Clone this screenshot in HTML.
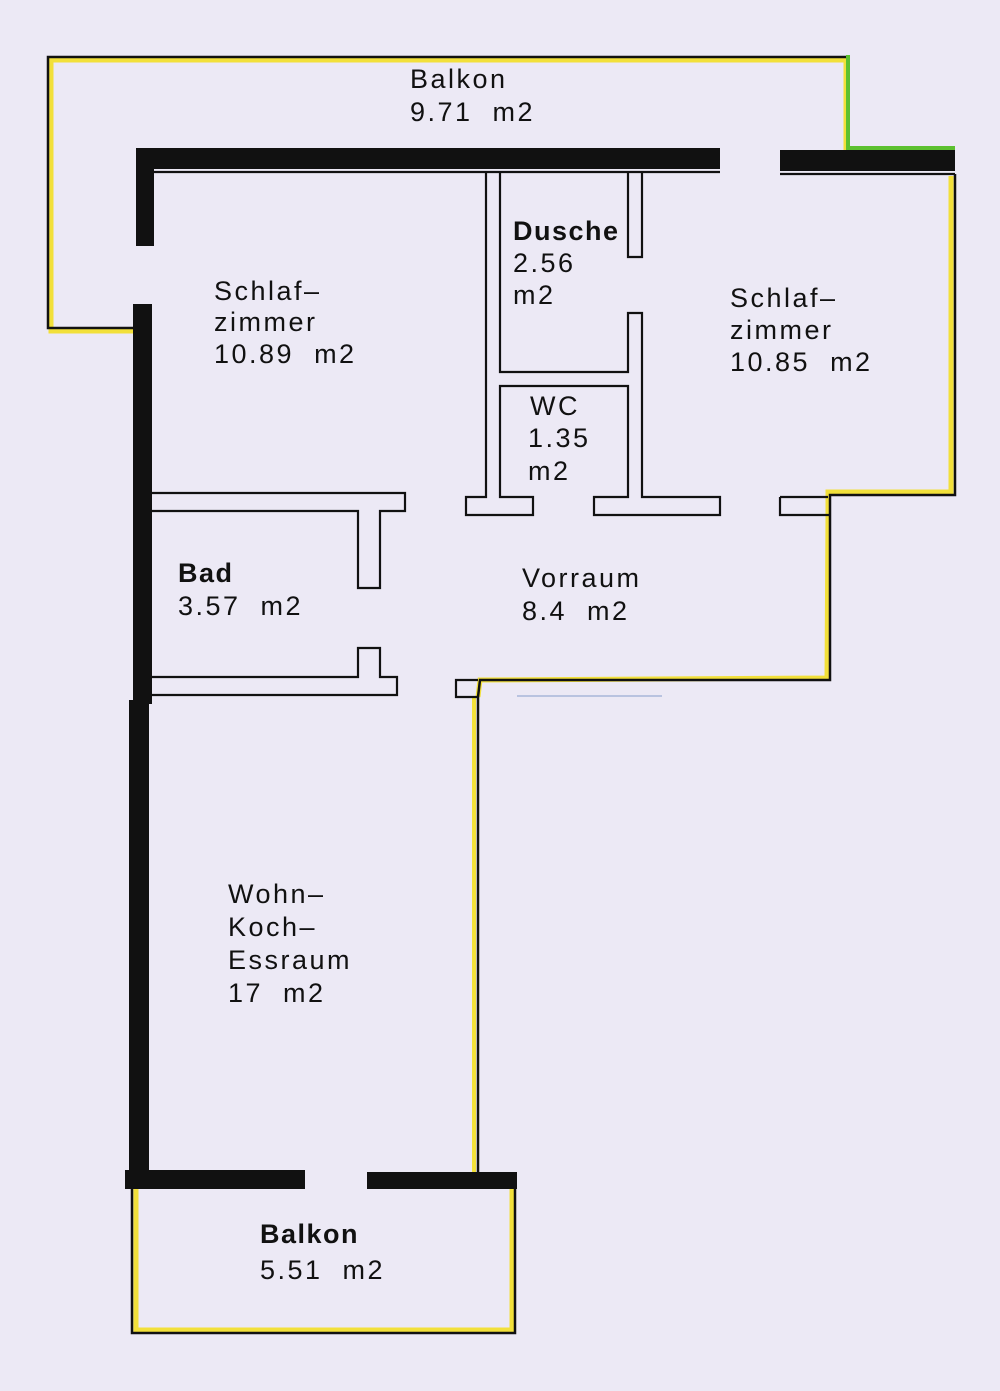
<!DOCTYPE html>
<html><head><meta charset="utf-8"><style>
html,body{margin:0;padding:0;background:#ece9f5;}
svg{display:block}
text{font-family:"Liberation Sans",sans-serif;font-size:27px;fill:#111;letter-spacing:2.5px;white-space:pre}
.b{font-weight:bold;letter-spacing:1.5px}
</style></head><body>
<svg width="1000" height="1391" viewBox="0 0 1000 1391" xmlns="http://www.w3.org/2000/svg">
<rect width="1000" height="1391" fill="#ece9f5"/>
<g fill="none" stroke-linejoin="miter">
<polyline points="135,331 51,331 51,60 846,60 846,150" stroke="#f2e03a" stroke-width="5"/>
<polyline points="135,328 48,328 48,57 848,57" stroke="#111" stroke-width="2.5"/>
<polyline points="848,55 848,148 955,148" stroke="#5cc030" stroke-width="4"/>
<polyline points="951,176 951,492 828,492 828,515 827,678 480,680 478,697" stroke="#f2e03a" stroke-width="5"/>
<polyline points="955,174 955,495 830,495 830,680 480,680 478,697" stroke="#111" stroke-width="2.5"/>
<polyline points="136,1188 136,1330 512,1330 512,1188" stroke="#f2e03a" stroke-width="5"/>
<polyline points="132,1188 132,1333 515,1333 515,1188" stroke="#111" stroke-width="2.5"/>
<line x1="474" y1="697" x2="474" y2="1172" stroke="#f2e03a" stroke-width="4"/>
<line x1="478" y1="697" x2="478" y2="1172" stroke="#111" stroke-width="2.5"/>
</g>
<g fill="#111">
<rect x="136" y="148" width="584" height="21"/>
<rect x="136" y="148" width="18" height="98"/>
<rect x="133" y="304" width="19" height="400"/>
<rect x="129" y="700" width="20" height="488"/>
<rect x="780" y="150" width="175" height="21"/>
<rect x="125" y="1170" width="180" height="19"/>
<rect x="367" y="1172" width="150" height="17"/>
</g>
<g fill="none" stroke="#111" stroke-width="2.2">
<line x1="154" y1="172" x2="720" y2="172"/>
<line x1="780" y1="174" x2="955" y2="174"/>
<polyline points="486,172 486,497 466,497 466,515 533,515 533,497 500,497 500,386 628,386 628,497 594,497 594,515 720,515 720,497 642,497 642,313 628,313 628,372 500,372 500,172"/>
<polyline points="628,172 628,257 642,257 642,172"/>
<polyline points="780,497 780,515 830,515"/>
<line x1="780" y1="497" x2="828" y2="497"/>
<polyline points="152,493 405,493 405,511 380,511 380,588 358,588 358,511 152,511"/>
<polyline points="152,677 358,677 358,648 380,648 380,677 397,677 397,695 152,695"/>
<polyline points="478,680 456,680 456,697 478,697"/>
</g>
<line x1="517" y1="696" x2="662" y2="696" stroke="#b9c3e0" stroke-width="2"/>
<text x="410" y="88">Balkon</text>
<text x="410" y="121">9.71  m2</text>
<text x="214" y="300">Schlaf–</text>
<text x="214" y="331">zimmer</text>
<text x="214" y="363">10.89  m2</text>
<text x="513" y="240" class="b">Dusche</text>
<text x="513" y="272">2.56</text>
<text x="513" y="304">m2</text>
<text x="730" y="307">Schlaf–</text>
<text x="730" y="339">zimmer</text>
<text x="730" y="371">10.85  m2</text>
<text x="530" y="415">WC</text>
<text x="528" y="447">1.35</text>
<text x="528" y="480">m2</text>
<text x="178" y="582" class="b">Bad</text>
<text x="178" y="615">3.57  m2</text>
<text x="522" y="587">Vorraum</text>
<text x="522" y="620">8.4  m2</text>
<text x="228" y="903">Wohn–</text>
<text x="228" y="936">Koch–</text>
<text x="228" y="969">Essraum</text>
<text x="228" y="1002">17  m2</text>
<text x="260" y="1243" class="b">Balkon</text>
<text x="260" y="1279">5.51  m2</text>
</svg>
</body></html>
§ §
* Problem:
Working from the material above, transcribe it exactly while omitting pictures.

* Final result:
Clone this screenshot in HTML.
<!DOCTYPE html>
<html><head><meta charset="utf-8"><style>
html,body{margin:0;padding:0;background:#ece9f5;}
svg{display:block}
text{font-family:"Liberation Sans",sans-serif;font-size:27px;fill:#111;letter-spacing:2.5px;white-space:pre}
.b{font-weight:bold;letter-spacing:1.5px}
</style></head><body>
<svg width="1000" height="1391" viewBox="0 0 1000 1391" xmlns="http://www.w3.org/2000/svg">
<rect width="1000" height="1391" fill="#ece9f5"/>
<g fill="none" stroke-linejoin="miter">
<polyline points="135,331 51,331 51,60 846,60 846,150" stroke="#f2e03a" stroke-width="5"/>
<polyline points="135,328 48,328 48,57 848,57" stroke="#111" stroke-width="2.5"/>
<polyline points="848,55 848,148 955,148" stroke="#5cc030" stroke-width="4"/>
<polyline points="951,176 951,492 828,492 828,515 827,678 480,680 478,697" stroke="#f2e03a" stroke-width="5"/>
<polyline points="955,174 955,495 830,495 830,680 480,680 478,697" stroke="#111" stroke-width="2.5"/>
<polyline points="136,1188 136,1330 512,1330 512,1188" stroke="#f2e03a" stroke-width="5"/>
<polyline points="132,1188 132,1333 515,1333 515,1188" stroke="#111" stroke-width="2.5"/>
<line x1="474" y1="697" x2="474" y2="1172" stroke="#f2e03a" stroke-width="4"/>
<line x1="478" y1="697" x2="478" y2="1172" stroke="#111" stroke-width="2.5"/>
</g>
<g fill="#111">
<rect x="136" y="148" width="584" height="21"/>
<rect x="136" y="148" width="18" height="98"/>
<rect x="133" y="304" width="19" height="400"/>
<rect x="129" y="700" width="20" height="488"/>
<rect x="780" y="150" width="175" height="21"/>
<rect x="125" y="1170" width="180" height="19"/>
<rect x="367" y="1172" width="150" height="17"/>
</g>
<g fill="none" stroke="#111" stroke-width="2.2">
<line x1="154" y1="172" x2="720" y2="172"/>
<line x1="780" y1="174" x2="955" y2="174"/>
<polyline points="486,172 486,497 466,497 466,515 533,515 533,497 500,497 500,386 628,386 628,497 594,497 594,515 720,515 720,497 642,497 642,313 628,313 628,372 500,372 500,172"/>
<polyline points="628,172 628,257 642,257 642,172"/>
<polyline points="780,497 780,515 830,515"/>
<line x1="780" y1="497" x2="828" y2="497"/>
<polyline points="152,493 405,493 405,511 380,511 380,588 358,588 358,511 152,511"/>
<polyline points="152,677 358,677 358,648 380,648 380,677 397,677 397,695 152,695"/>
<polyline points="478,680 456,680 456,697 478,697"/>
</g>
<line x1="517" y1="696" x2="662" y2="696" stroke="#b9c3e0" stroke-width="2"/>
<text x="410" y="88">Balkon</text>
<text x="410" y="121">9.71  m2</text>
<text x="214" y="300">Schlaf–</text>
<text x="214" y="331">zimmer</text>
<text x="214" y="363">10.89  m2</text>
<text x="513" y="240" class="b">Dusche</text>
<text x="513" y="272">2.56</text>
<text x="513" y="304">m2</text>
<text x="730" y="307">Schlaf–</text>
<text x="730" y="339">zimmer</text>
<text x="730" y="371">10.85  m2</text>
<text x="530" y="415">WC</text>
<text x="528" y="447">1.35</text>
<text x="528" y="480">m2</text>
<text x="178" y="582" class="b">Bad</text>
<text x="178" y="615">3.57  m2</text>
<text x="522" y="587">Vorraum</text>
<text x="522" y="620">8.4  m2</text>
<text x="228" y="903">Wohn–</text>
<text x="228" y="936">Koch–</text>
<text x="228" y="969">Essraum</text>
<text x="228" y="1002">17  m2</text>
<text x="260" y="1243" class="b">Balkon</text>
<text x="260" y="1279">5.51  m2</text>
</svg>
</body></html>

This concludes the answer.